At most other puestos, in stacks reminiscent of the steep mountains of the Tepozteco, triangular itacates stand at the ready. These will be split open and filled with any combination of the guisados on offer and toasted on the griddle. Manteca (lard) and queso rallado (grated cheese) are added to the dough.

A specialty of nearby Cuernavaca, taco acorazado – “battleship” taco – will satisfy you until, well, the next thing. Two extra-large tortillas are stacked together, topped by red rice, a “main” such as chile relleno, milanesa de res or chicken and usually a few slices of avocado.

Of particular note is the vendor Antojitos Mayre, which had the best picadillo-stuffed chilies with big fat raisins and nuts. Topped with their sweet-tart jamaica salsa… pure umami.

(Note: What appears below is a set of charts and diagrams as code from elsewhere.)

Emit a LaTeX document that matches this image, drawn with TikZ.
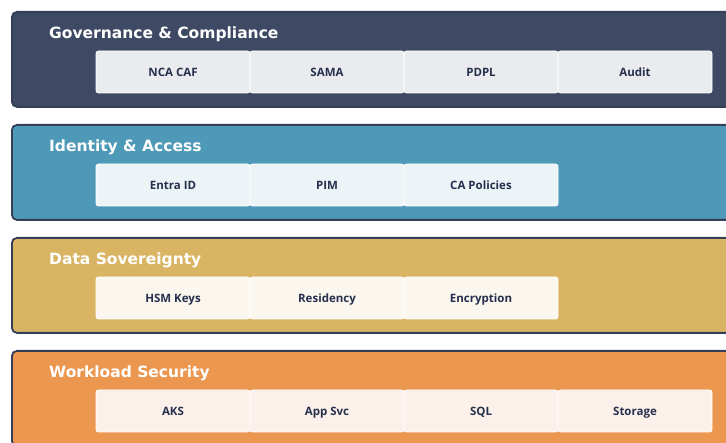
\documentclass[tikz,border=0pt]{standalone}
\usepackage{fontspec}
\setmainfont{DejaVu Sans}
\newfontfamily\chipfont{Open Sans}
\usepackage{xcolor}
\usepackage{tikz}
\usetikzlibrary{positioning}
\definecolor{edgec}{HTML}{343F56}
\definecolor{inkc}{HTML}{26304D}
\definecolor{govc}{HTML}{3E4A63}
\definecolor{idc}{HTML}{4E98B8}
\definecolor{datc}{HTML}{D9B563}
\definecolor{wlc}{HTML}{EC974F}
\definecolor{govl}{HTML}{E9EBEF}
\definecolor{idl}{HTML}{ECF4F8}
\definecolor{datl}{HTML}{FBF7EF}
\definecolor{wll}{HTML}{FBF1EA}
\tikzset{
  band/.style={draw=edgec,line width=1.8pt,rounded corners=5pt,anchor=north west,
    minimum width=740pt,minimum height=95pt,inner sep=0pt},
  ttl/.style={anchor=base west,text=white,font=\bfseries\fontsize{15.5}{18}\selectfont,inner sep=0pt},
  chip/.style={draw=white,line width=0.8pt,rounded corners=2.5pt,minimum width=154pt,
    minimum height=42pt,inner sep=0pt,text height=10pt,text depth=0pt,text=inkc,
    font=\chipfont\bfseries\fontsize{11.5}{13}\selectfont}
}

\begin{document}
\begin{tikzpicture}[x=1pt,y=-1pt]
\useasboundingbox (0,0) rectangle (726,443);
% layer 1
\node[band,fill=govc] (band1) at (11,11) {};
\node[ttl] (ttl1) at (49,38.5) {Governance \& Compliance};
\foreach \t [count=\j] in {NCA CAF,SAMA,PDPL,Audit}
  \node[chip,fill=govl] (c1-\j) at ({173+154*(\j-1)},72) {\t};
% layer 2
\node[band,fill=idc] (band2) at (11,124) {};
\node[ttl] (ttl2) at (49,151.5) {Identity \& Access};
\foreach \t [count=\j] in {Entra ID,PIM,CA Policies}
  \node[chip,fill=idl] (c2-\j) at ({173+154*(\j-1)},185) {\t};
% layer 3
\node[band,fill=datc] (band3) at (11,237) {};
\node[ttl] (ttl3) at (49,264.5) {Data Sovereignty};
\foreach \t [count=\j] in {HSM Keys,Residency,Encryption}
  \node[chip,fill=datl] (c3-\j) at ({173+154*(\j-1)},298) {\t};
% layer 4
\node[band,fill=wlc] (band4) at (11,350) {};
\node[ttl] (ttl4) at (49,377.5) {Workload Security};
\foreach \t [count=\j] in {AKS,App Svc,SQL,Storage}
  \node[chip,fill=wll] (c4-\j) at ({173+154*(\j-1)},411) {\t};
\end{tikzpicture}
\end{document}
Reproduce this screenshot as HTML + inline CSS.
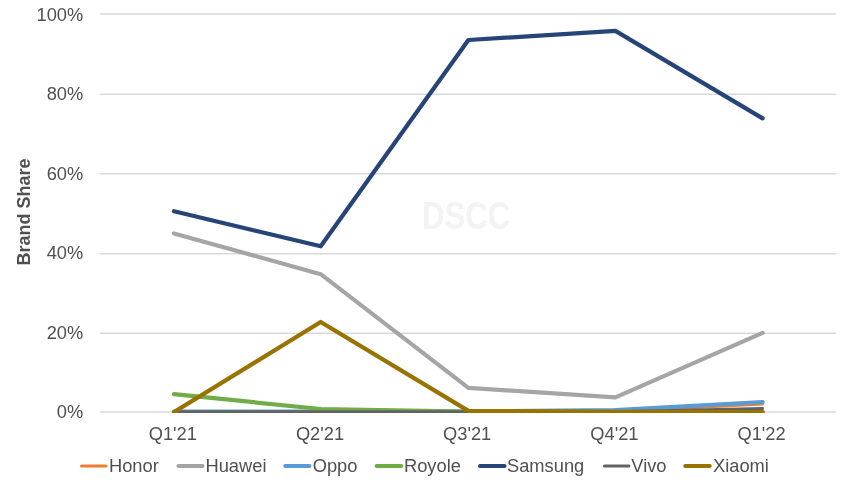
<!DOCTYPE html>
<html lang="en"><head><meta charset="utf-8"><title>Brand Share</title>
<style>
html,body{margin:0;padding:0;background:#fff;}
body{width:850px;height:485px;overflow:hidden;}
svg{display:block;}
text{font-family:"Liberation Sans",Arial,sans-serif;fill:#505050;}
.t{font-size:18.3px;}
.g{stroke:#D9D9D9;stroke-width:1.4;}
.s{fill:none;stroke-linecap:round;stroke-linejoin:round;}
</style></head><body>
<svg width="850" height="485" viewBox="0 0 850 485">
<rect width="850" height="485" fill="#fff"/>
<defs><clipPath id="c"><rect x="0" y="0" width="850" height="413.1"/></clipPath></defs>
<line class="g" x1="100.0" x2="836.0" y1="14.00" y2="14.00"/>
<text class="t" x="83.3" y="21.00" text-anchor="end">100%</text>
<line class="g" x1="100.0" x2="836.0" y1="94.20" y2="94.20"/>
<text class="t" x="83.3" y="100.00" text-anchor="end">80%</text>
<line class="g" x1="100.0" x2="836.0" y1="173.70" y2="173.70"/>
<text class="t" x="83.3" y="179.80" text-anchor="end">60%</text>
<line class="g" x1="100.0" x2="836.0" y1="253.70" y2="253.70"/>
<text class="t" x="83.3" y="259.00" text-anchor="end">40%</text>
<line class="g" x1="100.0" x2="836.0" y1="333.20" y2="333.20"/>
<text class="t" x="83.3" y="339.00" text-anchor="end">20%</text>
<line class="g" x1="100.0" x2="836.0" y1="412.00" y2="412.00"/>
<text class="t" x="83.3" y="418.20" text-anchor="end">0%</text>
<text x="466.2" y="229.3" text-anchor="middle" textLength="88.2" lengthAdjust="spacingAndGlyphs" style="font-size:38px;font-weight:bold;fill:#F3F3F3">DSCC</text>
<g clip-path="url(#c)">
<polyline class="s" stroke="#ED7D31" stroke-width="3.0" points="174.0,411.70 320.7,411.70 468.4,411.70 615.4,411.70 762.6,404.00"/>
<polyline class="s" stroke="#A5A5A5" stroke-width="4.2" points="174.0,233.40 320.7,274.20 468.4,387.90 615.4,397.40 762.6,332.90"/>
<polyline class="s" stroke="#5B9BD5" stroke-width="4.2" points="174.0,411.50 320.7,411.50 468.4,411.60 615.4,410.20 762.6,402.00"/>
<polyline class="s" stroke="#70AD47" stroke-width="4.2" points="174.0,394.20 320.7,409.00 468.4,411.60 615.4,412.00 762.6,412.00"/>
<polyline class="s" stroke="#264478" stroke-width="4.2" points="174.0,211.20 320.7,246.30 468.4,40.00 615.4,30.90 762.6,118.40"/>
<polyline class="s" stroke="#636363" stroke-width="3.0" points="174.0,411.85 320.7,411.85 468.4,411.85 615.4,411.85 762.6,408.50"/>
<polyline class="s" stroke="#997300" stroke-width="4.2" points="174.0,412.10 320.7,322.00 468.4,410.90 615.4,411.80 762.6,412.10"/>
</g>
<text class="t" x="172.8" y="439.9" text-anchor="middle">Q1'21</text>
<text class="t" x="320.0" y="439.9" text-anchor="middle">Q2'21</text>
<text class="t" x="467.2" y="439.9" text-anchor="middle">Q3'21</text>
<text class="t" x="614.4" y="439.9" text-anchor="middle">Q4'21</text>
<text class="t" x="761.6" y="439.9" text-anchor="middle">Q1'22</text>
<text transform="translate(30.2,211.9) rotate(-90)" text-anchor="middle" style="font-size:18px;font-weight:bold">Brand Share</text>
<line class="s" stroke="#ED7D31" stroke-width="3.0" x1="81.5" x2="106.0" y1="466" y2="466"/>
<text class="t" x="109.0" y="471.6">Honor</text>
<line class="s" stroke="#A5A5A5" stroke-width="4.2" x1="178.5" x2="202.4" y1="466" y2="466"/>
<text class="t" x="205.5" y="471.6">Huawei</text>
<line class="s" stroke="#5B9BD5" stroke-width="4.2" x1="285.3" x2="309.4" y1="466" y2="466"/>
<text class="t" x="312.7" y="471.6">Oppo</text>
<line class="s" stroke="#70AD47" stroke-width="4.2" x1="376.7" x2="401.2" y1="466" y2="466"/>
<text class="t" x="404.0" y="471.6">Royole</text>
<line class="s" stroke="#264478" stroke-width="4.2" x1="480.1" x2="504.5" y1="466" y2="466"/>
<text class="t" x="507.0" y="471.6">Samsung</text>
<line class="s" stroke="#636363" stroke-width="3.0" x1="604.5" x2="628.9" y1="466" y2="466"/>
<text class="t" x="631.3" y="471.6">Vivo</text>
<line class="s" stroke="#997300" stroke-width="4.2" x1="685.3" x2="709.7" y1="466" y2="466"/>
<text class="t" x="713.0" y="471.6">Xiaomi</text>
</svg></body></html>
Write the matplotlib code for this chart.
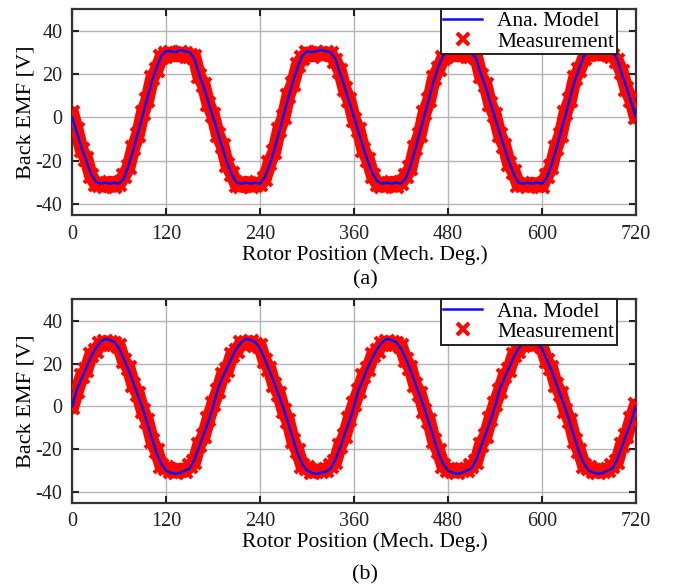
import numpy as np
import matplotlib.pyplot as plt

plt.rcParams['font.family'] = ['Liberation Serif', 'DejaVu Serif']
plt.rcParams['axes.unicode_minus'] = False

# Rotor position (mech. deg.), one sample every 6 degrees
angulo = np.arange(0, 721, 6)

# (a) back EMF, analytical model
emf_a_modelo = [
    0, -7, -14, -20, -26, -29.5, -30.5, -30, -30.5, -30, -30.5, -28, -22, -15, -7,
    1, 9, 17, 23, 28.5, 30.5, 30.5, 30, 31, 30.5, 30, 27, 20, 14, 7,
    0, -7, -14, -21, -26.5, -30, -30.5, -30, -30.5, -30, -30.5, -27.5, -22, -15, -7,
    1, 9, 16.5, 23, 28.5, 30.5, 30, 30.5, 31, 30.5, 30, 27, 20.5, 14, 7,
    0, -7, -14, -20.5, -26, -29.5, -30.5, -30, -30.5, -30, -30.5, -28, -22.5, -15, -7,
    1, 9, 17, 23.5, 28.5, 30, 30.5, 30, 30.5, 30.5, 30, 27, 20, 14, 7,
    0, -7, -14, -20.5, -26, -30, -30.5, -30, -30.5, -30, -30.5, -28, -22, -15, -7,
    1, 9, 17, 23, 28.5, 30.5, 30.5, 30, 31, 30.5, 30, 27, 20, 14, 7,
    0,
]

# (a) back EMF, measurement
emf_a_medido = [
    2, -6, -15, -19, -27, -30.5, -31, -31.5, -30, -31.5, -30.5, -27, -23, -14, -8,
    2, 8, 18, 22, 28, 29, 29.5, 28.5, 29.5, 29, 28.5, 28, 19, 15, 6,
    1, -8, -13, -22, -26, -31, -31.5, -30, -31.5, -31, -30.5, -28.5, -21, -16, -6,
    0, 10, 15.5, 24, 27.5, 29.5, 28.5, 29.5, 29, 29.5, 29, 26, 21.5, 13, 8,
    -1, -6, -15, -19.5, -27, -30.5, -31.5, -31, -30, -31.5, -30, -27, -23.5, -14, -8,
    2, 8, 18, 22.5, 27.5, 29, 29.5, 28.5, 29.5, 29, 28.5, 28, 19, 15, 6,
    1, -8, -13, -21.5, -25, -31, -31, -31.5, -30.5, -31, -31.5, -27, -23, -14, -8,
    2, 8, 18, 22, 27.5, 29, 29.5, 29, 29.5, 29, 28.5, 26, 21, 13, 8,
    0,
]

# (b) back EMF, analytical model
emf_b_modelo = [
    0, 8, 13, 18, 23, 27, 30, 31.5, 31, 30, 27, 22, 17, 11, 5,
    -1, -8, -15, -22, -27, -30, -31, -31.5, -31, -30, -29, -25, -19, -13, -7,
    0, 8, 13.5, 18, 23, 27, 30, 31.5, 31, 30, 27, 22, 16.5, 11, 5,
    -1, -8, -15, -22, -27, -30, -31, -31.5, -31, -30.5, -29, -25, -19.5, -13, -7,
    0, 8, 13, 18.5, 23, 27, 30, 31.5, 31, 30, 27, 22.5, 17, 11, 5,
    -1, -8, -15, -22, -27, -30, -31, -31.5, -31, -30, -29, -25, -19, -13, -7,
    0, 8, 13, 18, 23, 27, 29.5, 30.5, 30.5, 29.5, 27, 22, 17, 11, 5,
    -1, -8, -15, -22, -27, -30, -31, -31.5, -31, -30, -29, -25, -19, -13, -7,
    0,
]

# (b) back EMF, measurement
emf_b_medido = [
    -0.5, 7, 14, 17, 24, 26, 29, 30, 29.5, 29, 28, 21, 18, 10, 6,
    -2, -7, -16, -21, -28, -29, -30, -30.5, -29.5, -30, -28, -26, -18, -14, -6,
    1, 7, 14.5, 17, 24, 26, 29.5, 29.5, 30, 28.5, 28, 21, 17.5, 10, 6,
    -2, -7, -16, -21, -28, -29, -30.5, -30, -30, -29.5, -28, -26, -18.5, -14, -6,
    1, 7, 14, 17.5, 24, 26, 29, 30, 29.5, 29, 28, 21.5, 18, 10, 6,
    -2, -7, -16, -21, -28, -29.5, -30, -30.5, -29.5, -29.5, -28, -26, -18, -14, -6,
    1, 7, 14, 17, 24, 26, 28.5, 29.5, 29.5, 29, 28, 21, 18, 10, 6,
    -2, -7, -16, -21, -28, -29, -30, -30.5, -30, -29.5, -28, -26, -18, -14, -6,
    0.5,
]

xticks = [0, 120, 240, 360, 480, 600, 720]
yticks = [-40, -20, 0, 20, 40]

cor_modelo = '#0a10f5'
cor_medido = '#ff0500'

fig = plt.figure(figsize=(6.75, 5.88), dpi=100)
ax_a = fig.add_axes([0.107, 0.634, 0.835, 0.351])
ax_b = fig.add_axes([0.107, 0.145, 0.835, 0.346])

for ax, modelo, medido, letra, y_letra in [(ax_a, emf_a_modelo, emf_a_medido, '(a)', 1 - 280 / 588),
                                           (ax_b, emf_b_modelo, emf_b_medido, '(b)', 1 - 575 / 588)]:
    # band under the markers so the measurement cloud looks continuous
    ax.plot(angulo, medido, color=cor_medido, lw=10, solid_capstyle='round', zorder=2)
    ax.plot(angulo, medido, 'x', color=cor_medido, ms=10, mew=3,
            label='Measurement', zorder=3)
    ax.plot(angulo, modelo, color=cor_modelo, lw=1.8, label='Ana. Model', zorder=4)

    ax.set_xlim(0, 720)
    ax.set_ylim(-45, 50)
    ax.set_xticks(xticks)
    ax.set_yticks(yticks)
    ax.grid(True, color='#b4b4b4', lw=1.0)
    ax.set_axisbelow(True)
    ax.tick_params(direction='in', top=True, right=True, length=5, width=1.5,
                   labelsize=14.5, colors='#222222', pad=7)
    for s in ax.spines.values():
        s.set_linewidth(1.6)
        s.set_color('#333333')
    ax.set_ylabel('Back EMF [V]', fontsize=16, labelpad=0)
    ax.set_xlabel('Rotor Position (Mech. Deg.)', fontsize=15.5)
    ax.xaxis.set_label_coords((365 - 72) / 564, -0.145)
    fig.text(365 / 675, y_letra, letra, fontsize=16, ha='center', va='center')

    handles, labels = ax.get_legend_handles_labels()
    leg = ax.legend(handles[::-1], labels[::-1], loc='upper right',
                    bbox_to_anchor=(0.966, 1.0), borderaxespad=0,
                    fontsize=15.5, fancybox=False, framealpha=1,
                    edgecolor='#222222', handlelength=1.8, handletextpad=0.7,
                    borderpad=0.12, labelspacing=0.0, markerscale=0.8)
    leg.get_frame().set_linewidth(1.4)

fig.savefig('out.png', dpi=100)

Made famous in nearby Yecapixtla, cecina is long strips of lean beef, cut against the grain and marinated in salt, or sometimes enchilada (chili salt). These thinly sliced strips in various stages of the process are draped across rods, and, once ready to cook, folded into stacks. At the puestos, order a sope (an oval “plate” of masa) topped with beans, cecina seared asado and finished with cream and avocado.

Corn at the Tepoztlán tianguis, photo by Margret HefnerMasa in this region is prepared as oval sopes (in other parts of Mexico, these are typically round), sandal-shaped huaraches and fat, elongated football-shaped tlacoyos filled with a layer of mashed habas (favas), frijoles (refried beans), requesón (soft cheese) or chales (crispy pork cracklings). Each gets topped by your choice of guisado. You won’t be the first to ask: why so many shapes when it’s all masa? But truly, texture is everything – try them all just for the sake of experiment. (Note: tlacoyo dough contains lard.)

To top it off, most vendors offer a staggering selection of salsas. Besides the usual chili salsas, fruits like guayaba, mango and pineapple combine sweet with heat. We saw peanut- and sesame-based salsas and even spotted a few vendors offering Coca-Cola salsa.

Outside the market, local specialties are pulque –the sap of the maguey mixed with fruit juices and fermented, and, well, it’s almost impossible to leave Tepoztlán without trying the ice cream– there’s a “Tepoznieves” on almost every corner offering a dizzying number of flavors, among them nopal and avocado. A “magical town” indeed.